Maybe we're looking at the wrong place when dealing with TCP amp. I believe there is a much easier way to solve this.

@OP: can you post the tcp flags of the SYN/CK you are receiving from Sony?

Thanks

Jean

On 2020-01-27 20:49, Damian Menscher via NANOG wrote:
On Mon, Jan 27, 2020 at 5:43 PM Töma Gavrichenkov <ximaera@gmail.com> wrote:
On Tue, Jan 28, 2020, 4:32 AM Damian Menscher <damian@google.com> wrote:
On Mon, Jan 27, 2020 at 5:10 PM Töma Gavrichenkov <ximaera@gmail.com> wrote:
If this endpoint doesn't connect to anything outside of their network, then yes.
If it does though, the design of the filter might become more complicated.

Not really... just requires sorting by volume.  Turns out most legitimate hosts don't send high-volume syn packets. ;)

This is a good *detection* technique, but you cannot filter by volume in transit if the set of destinations is large (and random) enough, and you don't have a time machine.  Not sure if this is the case but might as well be.

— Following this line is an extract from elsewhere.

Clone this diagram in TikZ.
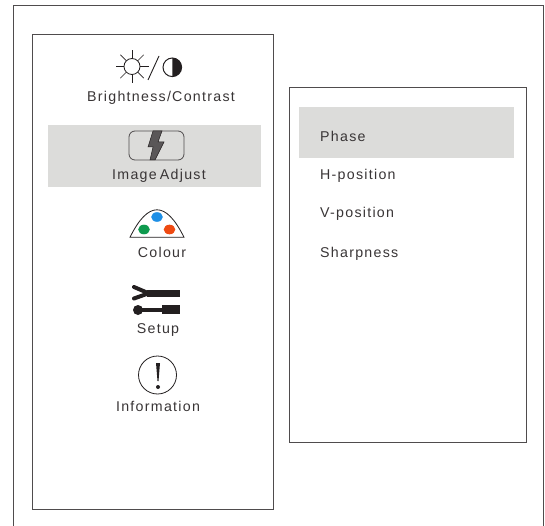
\documentclass[tikz,border=0pt]{standalone}
\usepackage{fontspec}
\setmainfont[LetterSpace=9]{Liberation Sans}
\definecolor{ink}{HTML}{231F20}
\definecolor{hl}{HTML}{DCDCDA}
\definecolor{cblue}{HTML}{1E8FE6}
\definecolor{cgreen}{HTML}{0E9A4E}
\definecolor{cred}{HTML}{EE4A12}
\tikzset{
  x=1pt,y=-1pt,
  frame/.style={draw=ink!80,line width=1pt},
  lbl/.style={text=ink!90,font=\fontsize{14.2pt}{16pt}\selectfont,inner sep=0pt,anchor=base},
  menu/.style={lbl,anchor=base west},
  icon/.style={draw=ink,line width=0.8pt},
  band/.style={fill=hl,draw=none}
}
\begin{document}
\begin{tikzpicture}
\useasboundingbox (0,0) rectangle (545,526);
\fill[white] (0,0) rectangle (545,526);
\draw[frame] (13,530) -- (13,5.5) -- (543,5.5) -- (543,530);
\node[frame,minimum width=241pt,minimum height=475pt,inner sep=0pt] (leftbox) at (153,272) {};
\node[frame,minimum width=237pt,minimum height=354pt,inner sep=0pt] (rightbox) at (407.5,265) {};
\fill[band] (48,125) rectangle (261,187);
\fill[band] (299,107) rectangle (514,158);
% sun
\draw[icon] (132,66.5) circle (8);
\foreach \a in {0,45,...,315}{\draw[icon,line width=0.7pt] (132,66.5) ++(\a:8) -- ++(\a:8.5);}
\draw[icon,line width=0.9pt] (148,80) -- (159,56);
\draw[icon,line width=1pt] (172.3,67.3) circle (9.3);
\fill[ink] (172.3,58) arc (-90:90:9.3) -- cycle;
% image adjust
\draw[icon,draw=ink!80,rounded corners=6pt] (129,131) rectangle (184,160);
\fill[ink!75,draw=ink,line width=0.5pt] (153,131) -- (162,131) -- (158,142) -- (164,142) -- (155,160) -- (150,160) -- (153,147) -- (148,147) -- cycle;
% colour
\draw[icon,fill=white] (130,237.3) .. controls (139,219) and (148,209.8) .. (157,209.8) .. controls (166,209.8) and (175,219) .. (184,237.3) -- cycle;
\fill[cblue] (157,217) ellipse (5.8 and 4.8);
\fill[cgreen] (144,229.5) ellipse (5.8 and 4.8);
\fill[cred] (169.5,229.5) ellipse (5.8 and 4.8);
% setup
\fill[ink] (147,290) rectangle (180,296.5);
\draw[ink,line width=4pt,line cap=round] (134,287) -- (148,293);
\draw[ink,line width=4pt,line cap=round] (134,298.5) -- (148,293.5);
\fill[ink] (162,305) rectangle (180,314);
\fill[ink] (138,310) circle (5);
\fill[ink] (138,308) rectangle (163,312);
% information
\draw[icon] (157.5,375) circle (19);
\fill[ink] (156,363) -- (160,363) -- (158.5,381) -- (157.5,381) -- cycle;
\fill[ink] (158,387) circle (2);
% labels
\node[lbl] (t1) at (161,102) {Brightness/Contrast};
\node[lbl] (t2) at (159,179.5) {Image\hspace{-2pt} Adjust};
\node[lbl] (t3) at (162,258) {Colour};
\node[lbl] (t4) at (158,333.5) {Setup};
\node[lbl] (t5) at (158,411.5) {Information};
\node[menu] (m1) at (320,142) {Phase};
\node[menu] (m2) at (320,180) {H-position};
\node[menu] (m3) at (320,218) {V-position};
\node[menu] (m4) at (320,258) {Sharpness};
\end{tikzpicture}
\end{document}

They don't need to filter by destination.  Once a problem customer has been identified, they can apply an ACL restricting them to only originate IPs they own.  This was all covered in my talk at NANOG last year: https://pc.nanog.org/static/published/meetings//NANOG76/daily/day_2.html#talk_1976

As for the detection of the real source, everything is technically possible but you need certain bargaining power which a medium-sized (at best) VPN service probably doesn't have.

True, but there are ways around that, including public shaming (here), or involving law enforcement.